* Start *

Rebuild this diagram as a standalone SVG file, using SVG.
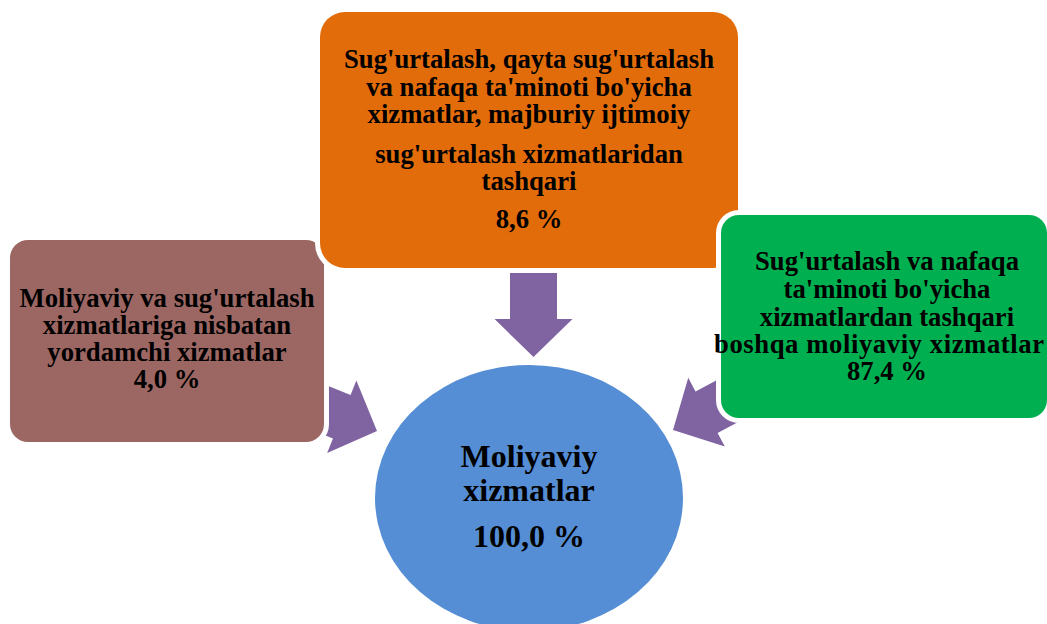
<svg xmlns="http://www.w3.org/2000/svg" width="1047" height="624" viewBox="0 0 1047 624">
<style>
.box{stroke:#ffffff;stroke-width:10;paint-order:stroke}
.arrow{fill:#8064A2}
text{font-family:"Liberation Serif","Times New Roman",serif;font-weight:bold;fill:#000;text-anchor:middle}
.t{font-size:26.7px}
.c{font-size:32px}
</style>
<defs>
<polygon id="arr" points="-23.5,-90 23.5,-90 23.5,-38 39,-38 0,0 -39,-38 -23.5,-38"/>
</defs>
<rect width="1047" height="624" fill="#ffffff"/>
<g id="connectors">
<use href="#arr" class="arrow" transform="translate(533.5,357)"/>
<use href="#arr" class="arrow" transform="translate(377,431) rotate(-68)"/>
<use href="#arr" class="arrow" transform="translate(673,430) rotate(62)"/>
</g>
<g id="center">
<ellipse cx="529" cy="498" rx="154" ry="133" fill="#558ED5"/>
<text class="c" x="529" y="467">Moliyaviy</text>
<text class="c" x="529" y="501">xizmatlar</text>
<text class="c" x="529" y="547">100,0 %</text>
</g>
<g id="left">
<rect class="box" x="10" y="240" width="314" height="202" rx="18" fill="#9C6763"/>
<text class="t" x="167" y="307">Moliyaviy va sug'urtalash</text>
<text class="t" x="167" y="334">xizmatlariga nisbatan</text>
<text class="t" x="167" y="361">yordamchi xizmatlar</text>
<text class="t" x="167" y="388">4,0 %</text>
</g>
<g id="top">
<rect class="box" x="320" y="12" width="418" height="256" rx="25" fill="#E36C0A"/>
<text class="t" x="529" y="68">Sug'urtalash, qayta sug'urtalash</text>
<text class="t" x="529" y="96">va nafaqa ta'minoti bo'yicha</text>
<text class="t" x="529" y="123">xizmatlar, majburiy ijtimoiy</text>
<text class="t" x="529" y="163">sug'urtalash xizmatlaridan</text>
<text class="t" x="529" y="190">tashqari</text>
<text class="t" x="529" y="228">8,6 %</text>
</g>
<g id="right">
<rect class="box" x="721" y="215" width="326" height="203" rx="18" fill="#00B050"/>
<text class="t" x="887" y="270">Sug'urtalash va nafaqa</text>
<text class="t" x="887" y="298">ta'minoti bo'yicha</text>
<text class="t" x="887" y="326">xizmatlardan tashqari</text>
<text class="t" x="879" y="353" textLength="330" lengthAdjust="spacing">boshqa moliyaviy xizmatlar</text>
<text class="t" x="887" y="380">87,4 %</text>
</g>
</svg>
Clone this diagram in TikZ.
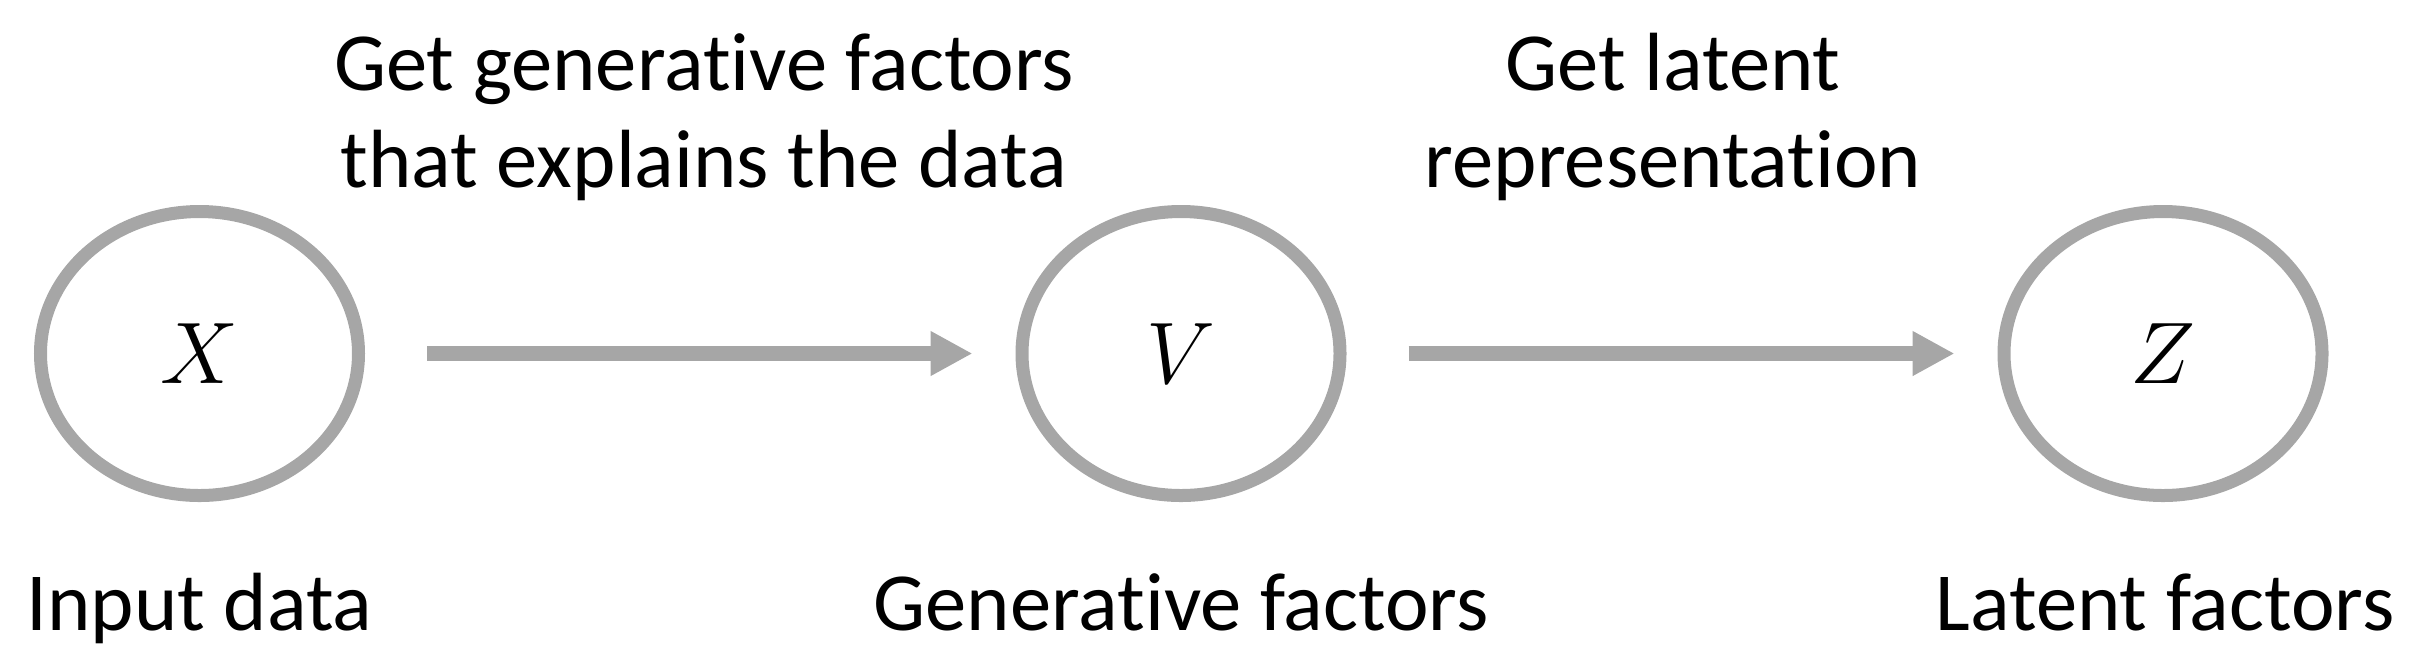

* End *

* _SHORT PROBLEM_: Print each of the records above exactly as written, leaving no picture in the copy.

* _CORRECT RESULT_:
Rebuild this diagram as a standalone SVG file, using SVG.
<svg xmlns="http://www.w3.org/2000/svg" width="1047" height="624" viewBox="0 0 1047 624">
<style>
.box{stroke:#ffffff;stroke-width:10;paint-order:stroke}
.arrow{fill:#8064A2}
text{font-family:"Liberation Serif","Times New Roman",serif;font-weight:bold;fill:#000;text-anchor:middle}
.t{font-size:26.7px}
.c{font-size:32px}
</style>
<defs>
<polygon id="arr" points="-23.5,-90 23.5,-90 23.5,-38 39,-38 0,0 -39,-38 -23.5,-38"/>
</defs>
<rect width="1047" height="624" fill="#ffffff"/>
<g id="connectors">
<use href="#arr" class="arrow" transform="translate(533.5,357)"/>
<use href="#arr" class="arrow" transform="translate(377,431) rotate(-68)"/>
<use href="#arr" class="arrow" transform="translate(673,430) rotate(62)"/>
</g>
<g id="center">
<ellipse cx="529" cy="498" rx="154" ry="133" fill="#558ED5"/>
<text class="c" x="529" y="467">Moliyaviy</text>
<text class="c" x="529" y="501">xizmatlar</text>
<text class="c" x="529" y="547">100,0 %</text>
</g>
<g id="left">
<rect class="box" x="10" y="240" width="314" height="202" rx="18" fill="#9C6763"/>
<text class="t" x="167" y="307">Moliyaviy va sug'urtalash</text>
<text class="t" x="167" y="334">xizmatlariga nisbatan</text>
<text class="t" x="167" y="361">yordamchi xizmatlar</text>
<text class="t" x="167" y="388">4,0 %</text>
</g>
<g id="top">
<rect class="box" x="320" y="12" width="418" height="256" rx="25" fill="#E36C0A"/>
<text class="t" x="529" y="68">Sug'urtalash, qayta sug'urtalash</text>
<text class="t" x="529" y="96">va nafaqa ta'minoti bo'yicha</text>
<text class="t" x="529" y="123">xizmatlar, majburiy ijtimoiy</text>
<text class="t" x="529" y="163">sug'urtalash xizmatlaridan</text>
<text class="t" x="529" y="190">tashqari</text>
<text class="t" x="529" y="228">8,6 %</text>
</g>
<g id="right">
<rect class="box" x="721" y="215" width="326" height="203" rx="18" fill="#00B050"/>
<text class="t" x="887" y="270">Sug'urtalash va nafaqa</text>
<text class="t" x="887" y="298">ta'minoti bo'yicha</text>
<text class="t" x="887" y="326">xizmatlardan tashqari</text>
<text class="t" x="879" y="353" textLength="330" lengthAdjust="spacing">boshqa moliyaviy xizmatlar</text>
<text class="t" x="887" y="380">87,4 %</text>
</g>
</svg>
Clone this diagram in TikZ.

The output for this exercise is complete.